Transcribe the listing that follows in full, omitting pictures.
**** DATA
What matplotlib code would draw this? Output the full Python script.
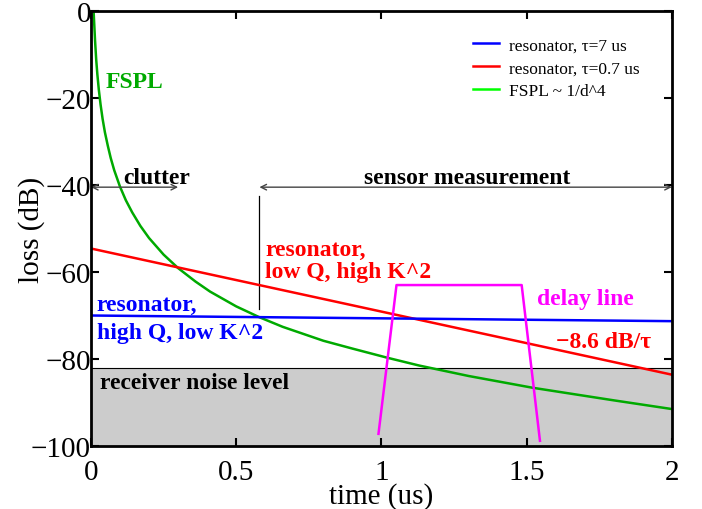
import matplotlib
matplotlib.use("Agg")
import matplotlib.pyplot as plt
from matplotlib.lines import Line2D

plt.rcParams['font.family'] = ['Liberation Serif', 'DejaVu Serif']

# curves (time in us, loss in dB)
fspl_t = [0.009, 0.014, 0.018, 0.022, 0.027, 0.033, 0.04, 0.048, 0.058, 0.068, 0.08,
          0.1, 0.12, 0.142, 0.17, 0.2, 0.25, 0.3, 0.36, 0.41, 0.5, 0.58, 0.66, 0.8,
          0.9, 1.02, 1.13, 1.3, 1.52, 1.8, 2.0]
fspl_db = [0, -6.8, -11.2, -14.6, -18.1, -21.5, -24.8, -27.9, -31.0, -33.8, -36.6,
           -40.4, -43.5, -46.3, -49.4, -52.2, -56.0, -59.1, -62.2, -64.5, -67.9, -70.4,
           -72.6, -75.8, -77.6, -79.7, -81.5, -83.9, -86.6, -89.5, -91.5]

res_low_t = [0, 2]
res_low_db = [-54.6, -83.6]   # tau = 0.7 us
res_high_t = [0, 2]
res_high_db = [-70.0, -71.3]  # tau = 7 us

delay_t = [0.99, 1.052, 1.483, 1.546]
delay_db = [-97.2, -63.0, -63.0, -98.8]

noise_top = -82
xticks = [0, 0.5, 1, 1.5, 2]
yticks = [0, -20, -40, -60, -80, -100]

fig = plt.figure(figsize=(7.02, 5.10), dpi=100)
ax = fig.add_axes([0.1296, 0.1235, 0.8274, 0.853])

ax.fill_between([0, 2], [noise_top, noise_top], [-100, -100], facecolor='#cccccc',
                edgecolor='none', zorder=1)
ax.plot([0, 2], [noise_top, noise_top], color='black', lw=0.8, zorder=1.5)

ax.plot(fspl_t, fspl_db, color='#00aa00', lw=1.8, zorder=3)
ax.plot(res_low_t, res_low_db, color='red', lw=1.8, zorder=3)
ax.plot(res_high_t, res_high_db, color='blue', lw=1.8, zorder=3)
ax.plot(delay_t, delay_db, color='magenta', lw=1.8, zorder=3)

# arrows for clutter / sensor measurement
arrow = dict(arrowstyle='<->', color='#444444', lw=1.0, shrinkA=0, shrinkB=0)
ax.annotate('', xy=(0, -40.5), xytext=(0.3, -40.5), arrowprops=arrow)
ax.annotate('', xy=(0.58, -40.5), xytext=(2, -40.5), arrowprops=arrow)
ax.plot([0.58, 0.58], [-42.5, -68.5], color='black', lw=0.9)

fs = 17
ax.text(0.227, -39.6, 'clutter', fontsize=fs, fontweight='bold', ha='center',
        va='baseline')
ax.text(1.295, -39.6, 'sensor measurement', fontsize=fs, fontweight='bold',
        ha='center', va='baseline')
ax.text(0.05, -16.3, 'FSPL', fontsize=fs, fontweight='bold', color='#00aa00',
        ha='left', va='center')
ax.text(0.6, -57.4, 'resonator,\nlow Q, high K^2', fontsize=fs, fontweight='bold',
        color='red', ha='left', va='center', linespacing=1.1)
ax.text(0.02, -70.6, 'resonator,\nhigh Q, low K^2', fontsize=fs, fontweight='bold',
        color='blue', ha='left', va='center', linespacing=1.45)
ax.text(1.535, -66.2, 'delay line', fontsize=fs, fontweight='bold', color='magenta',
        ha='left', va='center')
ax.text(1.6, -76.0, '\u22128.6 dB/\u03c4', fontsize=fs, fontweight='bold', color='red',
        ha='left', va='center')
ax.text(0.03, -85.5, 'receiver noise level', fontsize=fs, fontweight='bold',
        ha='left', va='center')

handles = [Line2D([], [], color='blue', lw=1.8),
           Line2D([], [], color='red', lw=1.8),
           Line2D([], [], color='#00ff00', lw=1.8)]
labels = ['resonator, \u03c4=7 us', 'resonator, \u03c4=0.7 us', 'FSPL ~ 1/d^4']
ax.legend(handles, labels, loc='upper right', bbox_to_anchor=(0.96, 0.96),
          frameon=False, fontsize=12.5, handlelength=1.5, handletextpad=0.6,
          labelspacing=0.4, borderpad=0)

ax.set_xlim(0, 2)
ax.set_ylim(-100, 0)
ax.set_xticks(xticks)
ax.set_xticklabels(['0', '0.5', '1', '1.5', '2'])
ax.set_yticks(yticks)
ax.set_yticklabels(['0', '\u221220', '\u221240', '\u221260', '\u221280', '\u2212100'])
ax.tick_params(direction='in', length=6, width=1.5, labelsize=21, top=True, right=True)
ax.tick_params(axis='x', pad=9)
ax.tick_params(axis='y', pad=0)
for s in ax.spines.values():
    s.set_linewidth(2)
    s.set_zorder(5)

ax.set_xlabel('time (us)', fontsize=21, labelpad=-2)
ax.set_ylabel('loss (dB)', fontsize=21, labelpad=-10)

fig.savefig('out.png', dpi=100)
********
(CORRECT RESPONSE):
What matplotlib code would draw this? Output the full Python script.
import matplotlib
matplotlib.use("Agg")
import matplotlib.pyplot as plt
from matplotlib.lines import Line2D

plt.rcParams['font.family'] = ['Liberation Serif', 'DejaVu Serif']

# curves (time in us, loss in dB)
fspl_t = [0.009, 0.014, 0.018, 0.022, 0.027, 0.033, 0.04, 0.048, 0.058, 0.068, 0.08,
          0.1, 0.12, 0.142, 0.17, 0.2, 0.25, 0.3, 0.36, 0.41, 0.5, 0.58, 0.66, 0.8,
          0.9, 1.02, 1.13, 1.3, 1.52, 1.8, 2.0]
fspl_db = [0, -6.8, -11.2, -14.6, -18.1, -21.5, -24.8, -27.9, -31.0, -33.8, -36.6,
           -40.4, -43.5, -46.3, -49.4, -52.2, -56.0, -59.1, -62.2, -64.5, -67.9, -70.4,
           -72.6, -75.8, -77.6, -79.7, -81.5, -83.9, -86.6, -89.5, -91.5]

res_low_t = [0, 2]
res_low_db = [-54.6, -83.6]   # tau = 0.7 us
res_high_t = [0, 2]
res_high_db = [-70.0, -71.3]  # tau = 7 us

delay_t = [0.99, 1.052, 1.483, 1.546]
delay_db = [-97.2, -63.0, -63.0, -98.8]

noise_top = -82
xticks = [0, 0.5, 1, 1.5, 2]
yticks = [0, -20, -40, -60, -80, -100]

fig = plt.figure(figsize=(7.02, 5.10), dpi=100)
ax = fig.add_axes([0.1296, 0.1235, 0.8274, 0.853])

ax.fill_between([0, 2], [noise_top, noise_top], [-100, -100], facecolor='#cccccc',
                edgecolor='none', zorder=1)
ax.plot([0, 2], [noise_top, noise_top], color='black', lw=0.8, zorder=1.5)

ax.plot(fspl_t, fspl_db, color='#00aa00', lw=1.8, zorder=3)
ax.plot(res_low_t, res_low_db, color='red', lw=1.8, zorder=3)
ax.plot(res_high_t, res_high_db, color='blue', lw=1.8, zorder=3)
ax.plot(delay_t, delay_db, color='magenta', lw=1.8, zorder=3)

# arrows for clutter / sensor measurement
arrow = dict(arrowstyle='<->', color='#444444', lw=1.0, shrinkA=0, shrinkB=0)
ax.annotate('', xy=(0, -40.5), xytext=(0.3, -40.5), arrowprops=arrow)
ax.annotate('', xy=(0.58, -40.5), xytext=(2, -40.5), arrowprops=arrow)
ax.plot([0.58, 0.58], [-42.5, -68.5], color='black', lw=0.9)

fs = 17
ax.text(0.227, -39.6, 'clutter', fontsize=fs, fontweight='bold', ha='center',
        va='baseline')
ax.text(1.295, -39.6, 'sensor measurement', fontsize=fs, fontweight='bold',
        ha='center', va='baseline')
ax.text(0.05, -16.3, 'FSPL', fontsize=fs, fontweight='bold', color='#00aa00',
        ha='left', va='center')
ax.text(0.6, -57.4, 'resonator,\nlow Q, high K^2', fontsize=fs, fontweight='bold',
        color='red', ha='left', va='center', linespacing=1.1)
ax.text(0.02, -70.6, 'resonator,\nhigh Q, low K^2', fontsize=fs, fontweight='bold',
        color='blue', ha='left', va='center', linespacing=1.45)
ax.text(1.535, -66.2, 'delay line', fontsize=fs, fontweight='bold', color='magenta',
        ha='left', va='center')
ax.text(1.6, -76.0, '\u22128.6 dB/\u03c4', fontsize=fs, fontweight='bold', color='red',
        ha='left', va='center')
ax.text(0.03, -85.5, 'receiver noise level', fontsize=fs, fontweight='bold',
        ha='left', va='center')

handles = [Line2D([], [], color='blue', lw=1.8),
           Line2D([], [], color='red', lw=1.8),
           Line2D([], [], color='#00ff00', lw=1.8)]
labels = ['resonator, \u03c4=7 us', 'resonator, \u03c4=0.7 us', 'FSPL ~ 1/d^4']
ax.legend(handles, labels, loc='upper right', bbox_to_anchor=(0.96, 0.96),
          frameon=False, fontsize=12.5, handlelength=1.5, handletextpad=0.6,
          labelspacing=0.4, borderpad=0)

ax.set_xlim(0, 2)
ax.set_ylim(-100, 0)
ax.set_xticks(xticks)
ax.set_xticklabels(['0', '0.5', '1', '1.5', '2'])
ax.set_yticks(yticks)
ax.set_yticklabels(['0', '\u221220', '\u221240', '\u221260', '\u221280', '\u2212100'])
ax.tick_params(direction='in', length=6, width=1.5, labelsize=21, top=True, right=True)
ax.tick_params(axis='x', pad=9)
ax.tick_params(axis='y', pad=0)
for s in ax.spines.values():
    s.set_linewidth(2)
    s.set_zorder(5)

ax.set_xlabel('time (us)', fontsize=21, labelpad=-2)
ax.set_ylabel('loss (dB)', fontsize=21, labelpad=-10)

fig.savefig('out.png', dpi=100)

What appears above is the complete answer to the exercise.